Filthy secrets of medieval toilets: Featuring the Royal Water Closet of French King John the Fearless. "Lesser mortals of course had less sophisticated apparatus... Some were no more than holes built into the wall, others were primitive outhouses perched with wooden supports onto an upper story. A series of mediaeval illuminations at the exhibition shows that accidents in these contraptions were common." Mon dieu!
posted by eyebeam (9 comments total)

 
Talk about getting medieval on your ass!!
posted by jonson at 12:18 PM on June 13, 2003


I love learning about the social aspects of medieval history. I read a couple books a month about medieval history-but they never cover the basics-hygine and toilets and such enough. Give me more!!!

I'd hate to imagine the types of "mishaps" that happen with falling feces. Yuck.
posted by aacheson at 12:41 PM on June 13, 2003


This is why you have to build aqueducts and sewers to get your city to grow past level 5.
posted by dirtylittlemonkey at 12:55 PM on June 13, 2003


And settlers can be added to grow the city, but not past level 10.
/offtopic
oh god the original civ for dos... my soul burns!
posted by ac at 1:41 PM on June 13, 2003


Good article :)
posted by PigAlien at 1:42 PM on June 13, 2003


The pit had a permeable floor to allow liquids to drain and solids to settle. These would then be removed periodically by a tradesman who went by the nickname Monsieur Fifi.

So, now we know what to call the shit-stirrers!
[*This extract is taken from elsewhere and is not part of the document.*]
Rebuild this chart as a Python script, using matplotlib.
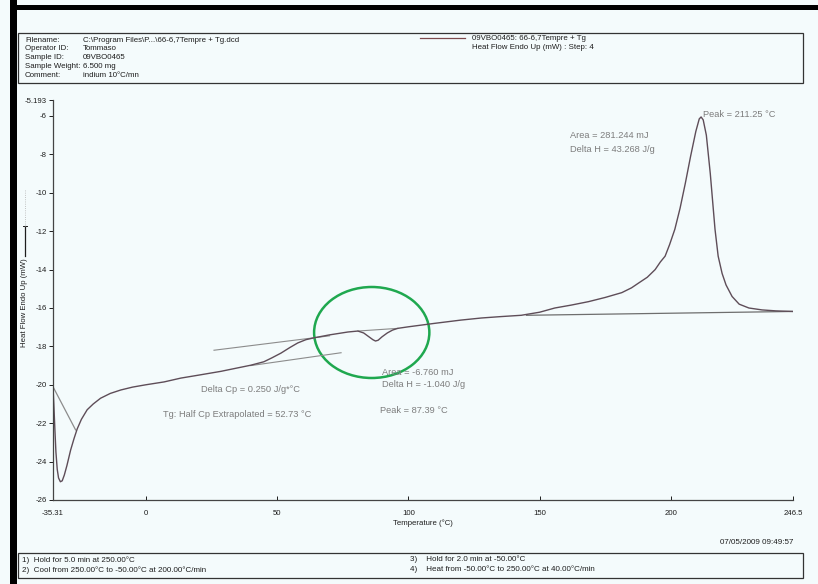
import matplotlib.pyplot as plt
from matplotlib.patches import Ellipse, Rectangle
from matplotlib.lines import Line2D

plt.rcParams['font.family'] = ['Liberation Sans', 'DejaVu Sans']

W, H = 818, 584

# DSC trace, heat flow (mW) vs temperature (°C)
temp = [-35.31, -35.0, -34.6, -34.2, -33.7, -33.2, -32.5, -31.8, -31.0, -30.0,
        -28.6, -27.3, -26.1, -24.5, -22.3, -20.0, -17.2, -13.5, -9.5, -5.0,
        0.0, 7.0, 13.4, 20.0, 28.6, 35.0, 40.0, 45.0, 48.0, 51.5,
        55.0, 57.9, 61.0, 64.2, 70.0, 77.0, 80.8, 83.0, 85.0, 86.5,
        87.5, 88.5, 90.0, 92.0, 94.0, 96.0, 100.0, 110.0, 120.0, 127.9,
        135.0, 143.0, 150.0, 155.8, 162.0, 168.6, 175.0, 181.3, 185.0, 187.7,
        191.0, 194.0, 196.0, 197.8, 199.5, 201.5, 203.5, 205.5, 207.5, 209.5,
        210.8, 211.5, 212.3, 213.5, 215.0, 216.8, 218.0, 219.5, 221.0, 223.3,
        226.0, 229.7, 234.7, 240.0, 246.5]
heat = [-20.1, -21.0, -22.3, -23.5, -24.4, -24.85, -25.05, -25.0, -24.7, -24.2,
        -23.4, -22.8, -22.3, -21.8, -21.3, -21.0, -20.7, -20.45, -20.27, -20.12,
        -20.0, -19.85, -19.65, -19.5, -19.3, -19.12, -18.98, -18.8, -18.6, -18.35,
        -18.05, -17.82, -17.65, -17.55, -17.4, -17.25, -17.2, -17.3, -17.5, -17.65,
        -17.72, -17.68, -17.5, -17.3, -17.15, -17.06, -16.98, -16.8, -16.63, -16.52,
        -16.45, -16.38, -16.22, -16.0, -15.85, -15.67, -15.45, -15.2, -14.95, -14.7,
        -14.4, -14.0, -13.6, -13.3, -12.7, -11.9, -10.8, -9.5, -8.1, -6.8,
        -6.15, -6.05, -6.2, -7.0, -9.0, -11.9, -13.3, -14.2, -14.8, -15.4,
        -15.8, -16.0, -16.1, -16.15, -16.18]

# construction lines drawn by the software
start_line_t = [-35.31, -26.7]
start_line_h = [-20.1, -22.35]
tg_upper_t = [26.0, 70.0]
tg_upper_h = [-18.2, -17.45]
tg_lower_t = [40.0, 74.4]
tg_lower_h = [-19.0, -18.33]
dip_base_t = [80.8, 96.0]
dip_base_h = [-17.2, -17.06]
peak_base_t = [145.0, 246.5]
peak_base_h = [-16.38, -16.18]

xticks = [-35.31, 0, 50, 100, 150, 200, 246.5]
xtick_labels = ['-35.31', '0', '50', '100', '150', '200', '246.5']
yticks = [-5.193, -6, -8, -10, -12, -14, -16, -18, -20, -22, -24, -26]
ytick_labels = ['-5.193', '-6', '-8', '-10', '-12', '-14', '-16', '-18', '-20',
                '-22', '-24', '-26']

header_keys = ['Filename:', 'Operator ID:', 'Sample ID:', 'Sample Weight:', 'Comment:']
header_vals = ['C:\\Program Files\\P...\\66-6,7Tempre + Tg.dcd', 'Tommaso',
               '09VBO0465', '6.500 mg', 'indium 10°C/mn']
legend_lines = ['09VBO0465: 66-6,7Tempre + Tg', 'Heat Flow Endo Up (mW) : Step: 4']
method_left = ['1)  Hold for 5.0 min at 250.00°C',
               '2)  Cool from 250.00°C to -50.00°C at 200.00°C/min']
method_right = ['3)    Hold for 2.0 min at -50.00°C',
                '4)    Heat from -50.00°C to 250.00°C at 40.00°C/min']


def fx(x):
    return x / W


def fy(y):
    return 1 - y / H


def tx(px):
    # pixel column -> temperature, for placing the labels
    return (px - 145) / 2.62


def hy(py):
    return -6 - (py - 116) / 19.2


paper = '#f4fbfc'
ink = '#1e1e1e'
grey = '#7d7d7d'
trace = '#5e4d58'

fig = plt.figure(figsize=(W / 100, H / 100), dpi=100, facecolor=paper)

# scanner edges
fig.add_artist(Rectangle((fx(10), 0), fx(7), 1, transform=fig.transFigure,
                         color='black', lw=0))
fig.add_artist(Rectangle((fx(10), fy(10)), 1, 5 / H, transform=fig.transFigure,
                         color='black', lw=0))

ax = fig.add_axes([fx(53), fy(500), fx(793) - fx(53), fy(100.5) - fy(500)])
ax.set_facecolor('none')
ax.set_xlim(-35.31, 246.5)
ax.set_ylim(-26, -5.193)
for s in ['top', 'right']:
    ax.spines[s].set_visible(False)
for s in ['left', 'bottom']:
    ax.spines[s].set_color('#444444')
    ax.spines[s].set_linewidth(0.9)

ax.set_xticks(xticks)
ax.set_xticklabels(xtick_labels)
ax.set_yticks(yticks)
ax.set_yticklabels(ytick_labels)
ax.tick_params(axis='x', direction='in', length=3, pad=7, labelsize=5.6,
               colors=ink, width=0.7)
ax.tick_params(axis='y', direction='out', length=3, pad=1.5, labelsize=5.6,
               colors=ink, width=0.7)
ax.set_xlabel('Temperature (°C)', fontsize=5.6, color=ink, labelpad=2)

ax.plot(start_line_t, start_line_h, color='#8c8c8c', lw=0.9)
ax.plot(tg_upper_t, tg_upper_h, color='#8c8c8c', lw=0.8)
ax.plot(tg_lower_t, tg_lower_h, color='#8c8c8c', lw=0.8)
ax.plot(dip_base_t, dip_base_h, color='#8c8c8c', lw=0.8)
ax.plot(peak_base_t, peak_base_h, color='#6e6e6e', lw=0.9)
ax.plot(temp, heat, color=trace, lw=1.0)

# annotations
ann = dict(fontsize=6.7, color=grey, va='center')
ax.text(tx(568), hy(136), 'Area = 281.244 mJ', **ann)
ax.text(tx(568), hy(150), 'Delta H = 43.268 J/g', **ann)
ax.text(tx(701), hy(115), 'Peak = 211.25 °C', **ann)
ax.text(tx(200), hy(390), 'Delta Cp = 0.250 J/g*°C', **ann)
ax.text(tx(162), hy(415), 'Tg: Half Cp Extrapolated = 52.73 °C', **ann)
ax.text(tx(381), hy(373), 'Area = -6.760 mJ', **ann)
ax.text(tx(381), hy(385), 'Delta H = -1.040 J/g', **ann)
ax.text(tx(379), hy(411), 'Peak = 87.39 °C', **ann)

# hand-drawn green circle
ax.add_patch(Ellipse((tx(370.5), hy(332.5)), 115 / 2.62, 91 / 19.2, fill=False,
                     edgecolor='#1fa84f', lw=1.8))

# y label with its legend stroke
fig.text(fx(25), fy(303), 'Heat Flow Endo Up (mW)', rotation=90, fontsize=5.6,
         color=ink, ha='center', va='center')
fig.add_artist(Line2D([fx(25), fx(25)], [fy(226), fy(256)], transform=fig.transFigure,
                      color=ink, lw=0.9))
fig.add_artist(Line2D([fx(23), fx(27)], [fy(226), fy(226)], transform=fig.transFigure,
                      color=ink, lw=0.7))
fig.add_artist(Line2D([fx(25), fx(25)], [fy(190), fy(226)], transform=fig.transFigure,
                      color='#b0b0b0', lw=0.6, ls=':'))

# header box
fig.add_artist(Rectangle((fx(18), fy(83)), fx(803) - fx(18), fy(33) - fy(83),
                         transform=fig.transFigure, fill=False, edgecolor='#333333', lw=0.9))
hdr = dict(fontsize=5.7, color=ink, va='center')
for i, (k, v) in enumerate(zip(header_keys, header_vals)):
    fig.text(fx(25), fy(40 + i * 8.8), k, **hdr)
    fig.text(fx(83), fy(40 + i * 8.8), v, **hdr)
fig.add_artist(Line2D([fx(420), fx(465)], [fy(38), fy(38)], transform=fig.transFigure,
                      color='#7d4a4d', lw=0.9))
for i, t in enumerate(legend_lines):
    fig.text(fx(472), fy(39 + i * 8.5), t, **hdr)

# footer
ftr = dict(fontsize=5.8, color=ink, va='center')
fig.text(fx(793), fy(543), '07/05/2009 09:49:57', ha='right', **ftr)
fig.add_artist(Rectangle((fx(18), fy(578)), fx(803) - fx(18), fy(553) - fy(578),
                         transform=fig.transFigure, fill=False, edgecolor='#333333', lw=0.9))
for i, t in enumerate(method_left):
    fig.text(fx(22), fy(560 + i * 10), t, **ftr)
for i, t in enumerate(method_right):
    fig.text(fx(410), fy(559 + i * 10), t, **ftr)

fig.savefig('out.png', dpi=100, facecolor=paper)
Very interesting, eyebeam. Now, I just have to link to this page with an image of some nice, comfy medieval toilets found during an excavation, not because the image is especially good, but because it comes to us from the Dungarvan Museum web site... Dung arvan museum...
posted by taz at 2:11 PM on June 13, 2003


Good find, eyebeam.
posted by thomas j wise at 3:02 PM on June 13, 2003


Great post.
posted by plep at 10:43 PM on June 13, 2003


An entertaining post, eyebeam! Like aacheson, I like learning the homely little details in history.

Plumbing World has quite a comprehensive historical overview of water closets, toilets and plumbing, and there is even more from theplumber.com - most interesting!